Cherie Howie is a reporter for the Herald on Sunday.

Michael Laws gets smack warning

Former mayor alleged to have hit one of his children during hospital visit.

Michael Laws.
Michael Laws.

Police have given former Wanganui mayor Michael Laws a formal warning after he was accused of smacking his child.

The polarising ex-MP and talkback host was investigated after the alleged incident at Whanganui Hospital last year.

A source told the Herald on Sunday a nurse said she saw Laws smack one of his children.
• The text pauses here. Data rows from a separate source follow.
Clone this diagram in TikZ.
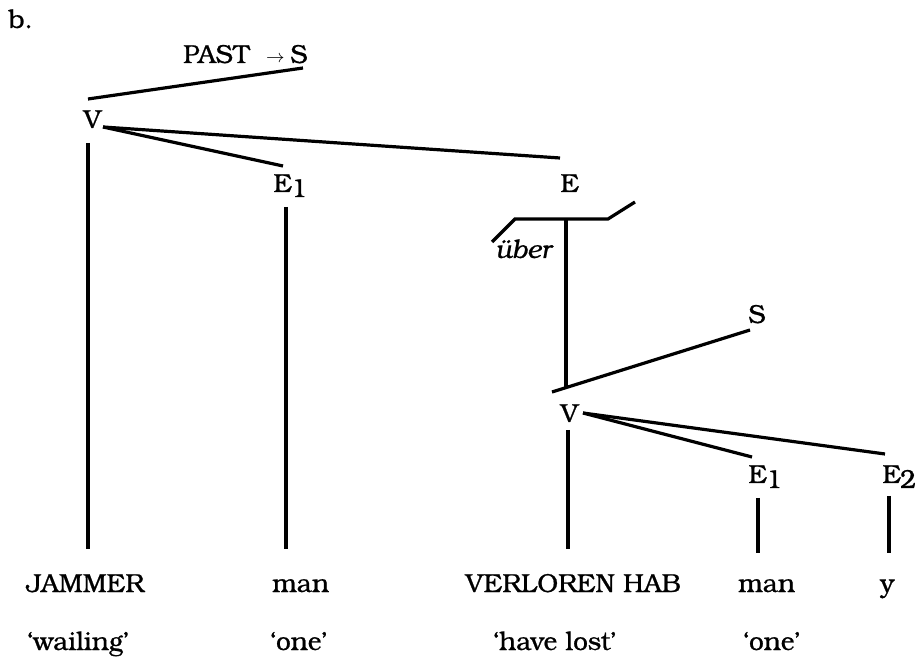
\documentclass[tikz,border=0pt]{standalone}
\usepackage{fontspec}
\setmainfont{TeX Gyre Bonum}[FakeBold=0.8]
\begin{document}
\begin{tikzpicture}[x=0.5pt,y=-0.5pt,
  lbl/.style={inner sep=0pt, anchor=base west, font=\fontsize{13pt}{15.5pt}\selectfont},
  edge/.style={line width=1.6pt}]
\useasboundingbox (0,0) rectangle (915,667);
% labels
\node[lbl] (b) at (8,28) {b.};
\node[lbl] (s0) at (290,63) {S};
\node[lbl, anchor=base east] (past) at ([xshift=-2.5pt]s0.base west) {PAST\ \ {\fontsize{9pt}{10pt}\selectfont$\rightarrow$}};
\node[lbl] (v1) at (83,128) {V};
\node[lbl] (e1) at (273,192) {E\kern-0.5pt\raisebox{-2.5pt}{1}};
\node[lbl] (e) at (560,192) {E};
\node[lbl] (uber) at (495,258) {\itshape über};
\node[lbl] (s1) at (748,323) {S};
\node[lbl] (v2) at (560,422) {V};
\node[lbl] (e1b) at (748,483) {E\kern-0.5pt\raisebox{-2.5pt}{1}};
\node[lbl] (e2) at (882,483) {E\kern-0.5pt\raisebox{-2.5pt}{2}};
% bottom words
\node[lbl] (jammer) at (26,592) {JAMMER};
\node[lbl] (man1) at (272,592) {man};
\node[lbl] (verl) at (465,592) {VERLOREN HAB};
\node[lbl] (man2) at (738,592) {man};
\node[lbl] (yy) at (880,592) {y};
% glosses
\node[lbl] (g1) at (27,650) {`wailing'};
\node[lbl] (g2) at (270,650) {`one'};
\node[lbl] (g3) at (493,650) {`have lost'};
\node[lbl] (g4) at (743,650) {`one'};
% connectors
\draw[edge] ([shift={(5,-29)}]v1.base west) -- ([shift={(13,5)}]s0.base west);
\draw[edge] ([shift={(20,-1)}]v1.base west) -- ([shift={(10,-26)}]e1.base west);
\draw[edge] ([shift={(20,-1)}]v1.base west) -- ([shift={(0,-34)}]e.base west);
\draw[edge] ([shift={(5,15)}]v1.base west) -- ([shift={(62,-43)}]jammer.base west);
\draw[edge] ([shift={(13,15)}]e1.base west) -- ([shift={(14,-43)}]man1.base west);
% bracket under E
\draw[edge] ([shift={(-68,50)}]e.base west) -- ([shift={(-45,27)}]e.base west)
  -- ([shift={(48,27)}]e.base west) -- ([shift={(75,10)}]e.base west);
\draw[edge] ([shift={(6,27)}]e.base west) -- ([shift={(6,-35)}]v2.base west);
% lower tree
\draw[edge] ([shift={(-8,-30)}]v2.base west) -- ([shift={(2,7)}]s1.base west);
\draw[edge] ([shift={(8,8)}]v2.base west) -- ([shift={(103,-43)}]verl.base west);
\draw[edge] ([shift={(23,-9)}]v2.base west) -- ([shift={(4,-26)}]e1b.base west);
\draw[edge] ([shift={(23,-9)}]v2.base west) -- ([shift={(3,-29)}]e2.base west);
\draw[edge] ([shift={(10,15)}]e1b.base west) -- ([shift={(20,-39)}]man2.base west);
\draw[edge] ([shift={(7,13)}]e2.base west) -- ([shift={(9,-39)}]yy.base west);
\end{tikzpicture}
\end{document}
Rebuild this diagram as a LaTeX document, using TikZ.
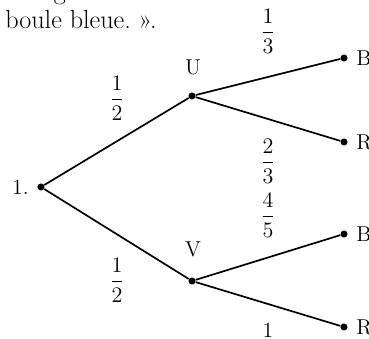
\documentclass[tikz,border=0pt]{standalone}
\usepackage{amsmath}
\usetikzlibrary{positioning}

\begin{document}
\begin{tikzpicture}[
    x=0.65pt, y=-0.65pt,
    node distance=2pt,
    every node/.style={font=\fontsize{14}{16}\selectfont},
    dot/.style={circle, fill, inner sep=0pt, minimum size=4.6pt},
    branch/.style={line width=1.1pt},
    prob/.style={inner sep=0pt},
    body/.style={inner sep=0pt, font=\fontsize{17}{20}\selectfont},
  ]
  \clip (0,0) rectangle (369,339);

  % --- Text above the tree ---
  \node[body, anchor=base] (cut) at (60,0) {g};
  \node[body, anchor=base west] (txt) at (5,29) {boule bleue.~».};

  % --- Tree nodes ---
  \node[dot] (root) at (41,187) {};
  \node[dot] (u) at (192,96) {};
  \node[dot] (v) at (192,281) {};
  \node[dot] (ub) at (344,58) {};
  \node[dot] (ur) at (344,142) {};
  \node[dot] (vb) at (344,234) {};
  \node[dot] (vr) at (344,327) {};

  % --- Node labels ---
  \node[left=of root] (lroot) {1.};
  \node at (193,67) (lu) {U};
  \node at (193,249) (lv) {V};
  \node[right=of ub] (lub) {B};
  \node[right=of ur] (lur) {R};
  \node[right=of vb] (lvb) {B};
  \node[right=of vr] (lvr) {R};

  % --- Branches ---
  \draw[branch] (root) -- (u);
  \draw[branch] (root) -- (v);
  \draw[branch] (u) -- (ub);
  \draw[branch] (u) -- (ur);
  \draw[branch] (v) -- (vb);
  \draw[branch] (v) -- (vr);

  % --- Probabilities ---
  \node[prob] (pu) at (117,98) {$\dfrac{1}{2}$};
  \node[prob] (pv) at (117,280) {$\dfrac{1}{2}$};
  \node[prob] (pub) at (268,31) {$\dfrac{1}{3}$};
  \node[prob] (pur) at (268,161) {$\dfrac{2}{3}$};
  \node[prob] (pvb) at (268,215) {$\dfrac{4}{5}$};
  \node[prob] (pvr) at (268,330) {1};

\end{tikzpicture}
\end{document}
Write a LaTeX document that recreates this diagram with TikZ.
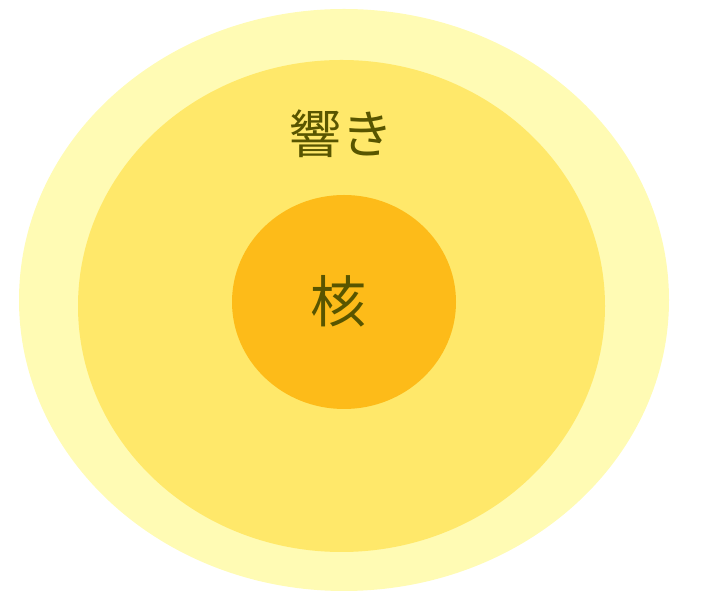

The father-of-five and his three youngest children were at the hospital to visit the children's mother, Leonie Brookhammer, who was recovering from a stroke.

Police told the Herald on Sunday in January they were investigating, and this week police said the investigation into the 57-year-old had ended.

"A thorough investigation was carried out and the man has now been issued with a formal warning," a spokeswoman said. "We encourage families and community members that if they have concerns ... to report it to police confident in the knowledge that their complaint will be investigated." Laws yesterday denied receiving a formal warning from the police.

"That is false ... you're lying to me because I know they are bound by the law not to discuss that, and I haven't received any formal warning at all."

The controversial anti-smacking law, championed by former Green MP Sue Bradford, came into effect in 2007, and removed the defence of reasonable force for parents prosecuted for assault on their children.

Bradford said on Friday police were administering the law well, including the use of warnings.

"I don't know any details but it sounds like the police have acted in the usual way ... I hope that [Laws] takes what's happened seriously. It sets a very poor example from someone who has held public office."

A 2009 referendum found an overwhelming number of people did not believe a smack as part of good parental correction should be a criminal offence.

Last year, Laws wrote in a newspaper column that he believed in smacking.

"I can report both its effectiveness and the fact that neither the police nor CYF have visited. They won't either, because the law may be an ass, but its application is not."

Laws was a Whanganui District Health Board member at the time of the alleged incident, and was elected to a third term in October before resigning and moving to Timaru for a new job as development manager at state-integrated girls' school, Craighead Diocesan.

Board chief executive Julie Patterson declined to comment on the police decision.

"We would suggest that an incident such as you describe is clearly a police matter."

Health board chairwoman Dot McKinnon said she was appointed after the incident and would only say the nurse's complaint was "a routine response".